Output the lines exactly, from the one where "Rebuild this chart" appears through the one where "(1, 2.5)), zorder=1)" appears. Images are left out.
Begin ENTRIES
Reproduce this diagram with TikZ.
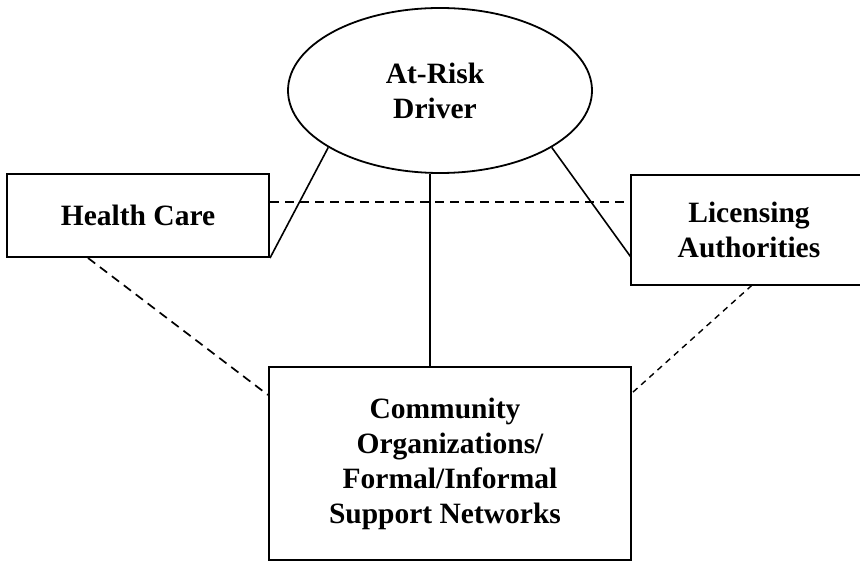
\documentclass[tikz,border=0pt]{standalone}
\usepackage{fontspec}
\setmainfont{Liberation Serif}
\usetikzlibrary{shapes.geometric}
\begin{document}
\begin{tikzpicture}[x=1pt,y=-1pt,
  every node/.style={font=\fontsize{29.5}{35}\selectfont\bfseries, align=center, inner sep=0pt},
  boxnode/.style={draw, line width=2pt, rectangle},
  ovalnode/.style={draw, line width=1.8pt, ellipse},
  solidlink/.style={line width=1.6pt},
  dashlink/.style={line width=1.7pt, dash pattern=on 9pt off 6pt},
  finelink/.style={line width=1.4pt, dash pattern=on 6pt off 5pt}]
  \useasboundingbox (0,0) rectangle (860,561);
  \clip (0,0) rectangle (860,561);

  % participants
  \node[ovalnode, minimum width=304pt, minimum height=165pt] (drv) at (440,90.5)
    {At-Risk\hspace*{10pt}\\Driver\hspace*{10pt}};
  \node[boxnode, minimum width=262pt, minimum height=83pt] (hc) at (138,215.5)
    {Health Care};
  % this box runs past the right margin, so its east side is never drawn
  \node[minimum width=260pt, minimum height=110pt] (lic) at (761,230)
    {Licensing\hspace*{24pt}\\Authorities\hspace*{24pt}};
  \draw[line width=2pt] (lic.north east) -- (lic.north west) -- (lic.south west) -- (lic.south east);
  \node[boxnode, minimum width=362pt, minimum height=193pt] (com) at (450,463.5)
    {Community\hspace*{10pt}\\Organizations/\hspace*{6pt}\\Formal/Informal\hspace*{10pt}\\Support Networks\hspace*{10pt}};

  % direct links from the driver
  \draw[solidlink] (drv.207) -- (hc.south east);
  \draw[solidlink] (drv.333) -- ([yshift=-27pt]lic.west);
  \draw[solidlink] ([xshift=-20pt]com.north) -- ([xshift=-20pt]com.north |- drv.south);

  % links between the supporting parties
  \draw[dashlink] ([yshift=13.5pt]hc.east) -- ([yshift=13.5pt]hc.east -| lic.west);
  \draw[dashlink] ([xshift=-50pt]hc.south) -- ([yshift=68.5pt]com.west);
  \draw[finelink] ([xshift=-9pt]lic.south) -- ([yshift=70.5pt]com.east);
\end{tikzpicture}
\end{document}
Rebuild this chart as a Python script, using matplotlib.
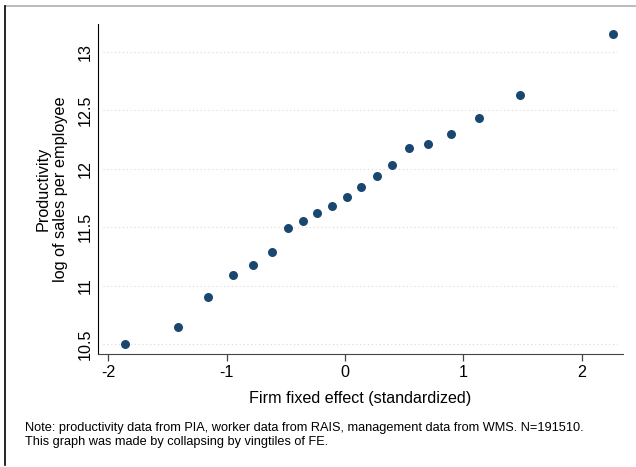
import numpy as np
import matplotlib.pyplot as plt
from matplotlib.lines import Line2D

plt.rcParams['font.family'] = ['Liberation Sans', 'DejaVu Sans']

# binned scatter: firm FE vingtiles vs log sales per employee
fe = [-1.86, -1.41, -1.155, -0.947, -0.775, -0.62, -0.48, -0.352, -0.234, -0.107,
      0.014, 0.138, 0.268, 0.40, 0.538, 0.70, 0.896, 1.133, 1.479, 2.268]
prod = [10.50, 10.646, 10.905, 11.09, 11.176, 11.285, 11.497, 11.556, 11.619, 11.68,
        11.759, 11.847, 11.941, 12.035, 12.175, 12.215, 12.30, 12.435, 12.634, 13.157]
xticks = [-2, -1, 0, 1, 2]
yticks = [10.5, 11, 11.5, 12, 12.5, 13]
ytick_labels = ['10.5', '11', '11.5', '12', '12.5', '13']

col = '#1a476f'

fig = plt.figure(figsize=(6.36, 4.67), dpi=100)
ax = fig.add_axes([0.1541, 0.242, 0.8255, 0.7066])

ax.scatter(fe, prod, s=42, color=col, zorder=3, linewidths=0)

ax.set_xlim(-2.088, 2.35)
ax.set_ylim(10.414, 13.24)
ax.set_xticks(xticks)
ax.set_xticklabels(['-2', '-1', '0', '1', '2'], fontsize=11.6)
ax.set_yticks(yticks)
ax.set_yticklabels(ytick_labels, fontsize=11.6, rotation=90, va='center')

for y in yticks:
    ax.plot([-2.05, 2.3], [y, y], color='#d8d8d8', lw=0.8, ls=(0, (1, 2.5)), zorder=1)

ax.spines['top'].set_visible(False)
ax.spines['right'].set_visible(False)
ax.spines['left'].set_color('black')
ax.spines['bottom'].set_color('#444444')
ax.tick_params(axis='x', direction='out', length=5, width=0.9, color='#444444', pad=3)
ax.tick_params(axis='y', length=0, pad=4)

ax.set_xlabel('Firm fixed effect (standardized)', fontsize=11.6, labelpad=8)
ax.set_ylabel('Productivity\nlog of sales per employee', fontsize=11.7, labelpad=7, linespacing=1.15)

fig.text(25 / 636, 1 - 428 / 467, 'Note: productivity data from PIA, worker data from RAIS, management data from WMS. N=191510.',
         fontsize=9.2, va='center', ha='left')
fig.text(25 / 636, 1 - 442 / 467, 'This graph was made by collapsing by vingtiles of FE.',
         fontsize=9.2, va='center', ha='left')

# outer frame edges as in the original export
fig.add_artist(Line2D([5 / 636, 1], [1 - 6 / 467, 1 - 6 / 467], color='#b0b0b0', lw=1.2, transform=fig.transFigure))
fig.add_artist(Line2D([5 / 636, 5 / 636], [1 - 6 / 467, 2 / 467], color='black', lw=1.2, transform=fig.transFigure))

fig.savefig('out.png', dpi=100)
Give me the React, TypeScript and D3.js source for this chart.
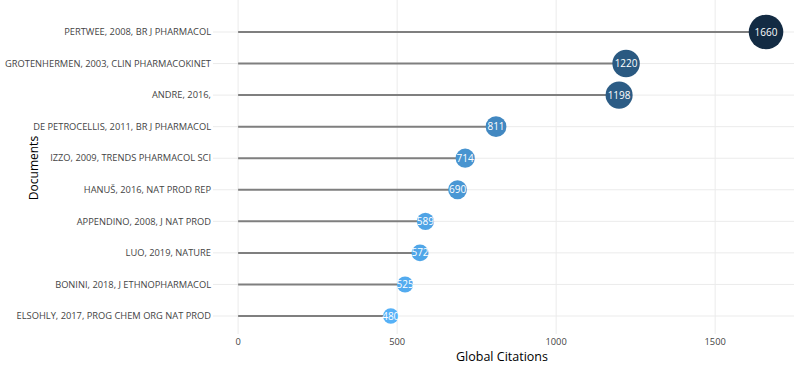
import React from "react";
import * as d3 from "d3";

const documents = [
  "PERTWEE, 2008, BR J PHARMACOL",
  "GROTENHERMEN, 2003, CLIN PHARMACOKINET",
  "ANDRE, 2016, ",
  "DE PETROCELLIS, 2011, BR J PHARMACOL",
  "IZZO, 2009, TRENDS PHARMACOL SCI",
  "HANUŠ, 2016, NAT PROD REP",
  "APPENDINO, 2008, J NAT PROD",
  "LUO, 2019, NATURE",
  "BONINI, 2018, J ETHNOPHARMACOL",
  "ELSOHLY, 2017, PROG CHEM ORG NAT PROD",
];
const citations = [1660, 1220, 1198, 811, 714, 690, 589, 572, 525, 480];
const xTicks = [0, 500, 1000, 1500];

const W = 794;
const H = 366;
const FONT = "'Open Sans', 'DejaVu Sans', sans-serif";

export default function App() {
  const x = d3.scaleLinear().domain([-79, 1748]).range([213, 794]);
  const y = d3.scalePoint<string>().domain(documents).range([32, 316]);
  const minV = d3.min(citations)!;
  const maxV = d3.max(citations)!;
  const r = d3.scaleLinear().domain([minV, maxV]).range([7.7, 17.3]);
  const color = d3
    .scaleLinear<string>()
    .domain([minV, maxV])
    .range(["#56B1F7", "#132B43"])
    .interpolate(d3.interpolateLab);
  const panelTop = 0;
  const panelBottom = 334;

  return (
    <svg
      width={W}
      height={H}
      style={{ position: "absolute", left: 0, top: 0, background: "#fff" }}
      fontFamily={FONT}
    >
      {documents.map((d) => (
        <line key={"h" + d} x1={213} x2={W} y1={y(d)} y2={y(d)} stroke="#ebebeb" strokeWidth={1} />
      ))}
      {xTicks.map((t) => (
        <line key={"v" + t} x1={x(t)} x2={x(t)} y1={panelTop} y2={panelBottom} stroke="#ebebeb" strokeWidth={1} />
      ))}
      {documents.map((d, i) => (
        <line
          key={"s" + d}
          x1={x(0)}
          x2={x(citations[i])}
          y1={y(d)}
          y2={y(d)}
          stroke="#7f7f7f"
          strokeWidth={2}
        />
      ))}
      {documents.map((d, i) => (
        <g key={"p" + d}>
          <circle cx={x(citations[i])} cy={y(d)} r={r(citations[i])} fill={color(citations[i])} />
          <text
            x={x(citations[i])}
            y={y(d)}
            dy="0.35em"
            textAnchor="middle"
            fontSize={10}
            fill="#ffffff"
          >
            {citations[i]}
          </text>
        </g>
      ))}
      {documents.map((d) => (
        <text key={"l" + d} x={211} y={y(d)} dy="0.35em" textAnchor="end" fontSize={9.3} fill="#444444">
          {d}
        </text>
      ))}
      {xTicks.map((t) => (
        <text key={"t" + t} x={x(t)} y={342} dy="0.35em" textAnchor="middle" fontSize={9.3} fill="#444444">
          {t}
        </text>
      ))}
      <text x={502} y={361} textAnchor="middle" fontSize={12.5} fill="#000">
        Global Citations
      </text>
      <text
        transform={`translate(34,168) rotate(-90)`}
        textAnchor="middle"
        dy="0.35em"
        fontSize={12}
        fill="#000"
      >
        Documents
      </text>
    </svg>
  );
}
End ENTRIES
RESULT OF THE TASK ::
Rebuild this chart as a Python script, using matplotlib.
import numpy as np
import matplotlib.pyplot as plt
from matplotlib.lines import Line2D

plt.rcParams['font.family'] = ['Liberation Sans', 'DejaVu Sans']

# binned scatter: firm FE vingtiles vs log sales per employee
fe = [-1.86, -1.41, -1.155, -0.947, -0.775, -0.62, -0.48, -0.352, -0.234, -0.107,
      0.014, 0.138, 0.268, 0.40, 0.538, 0.70, 0.896, 1.133, 1.479, 2.268]
prod = [10.50, 10.646, 10.905, 11.09, 11.176, 11.285, 11.497, 11.556, 11.619, 11.68,
        11.759, 11.847, 11.941, 12.035, 12.175, 12.215, 12.30, 12.435, 12.634, 13.157]
xticks = [-2, -1, 0, 1, 2]
yticks = [10.5, 11, 11.5, 12, 12.5, 13]
ytick_labels = ['10.5', '11', '11.5', '12', '12.5', '13']

col = '#1a476f'

fig = plt.figure(figsize=(6.36, 4.67), dpi=100)
ax = fig.add_axes([0.1541, 0.242, 0.8255, 0.7066])

ax.scatter(fe, prod, s=42, color=col, zorder=3, linewidths=0)

ax.set_xlim(-2.088, 2.35)
ax.set_ylim(10.414, 13.24)
ax.set_xticks(xticks)
ax.set_xticklabels(['-2', '-1', '0', '1', '2'], fontsize=11.6)
ax.set_yticks(yticks)
ax.set_yticklabels(ytick_labels, fontsize=11.6, rotation=90, va='center')

for y in yticks:
    ax.plot([-2.05, 2.3], [y, y], color='#d8d8d8', lw=0.8, ls=(0, (1, 2.5)), zorder=1)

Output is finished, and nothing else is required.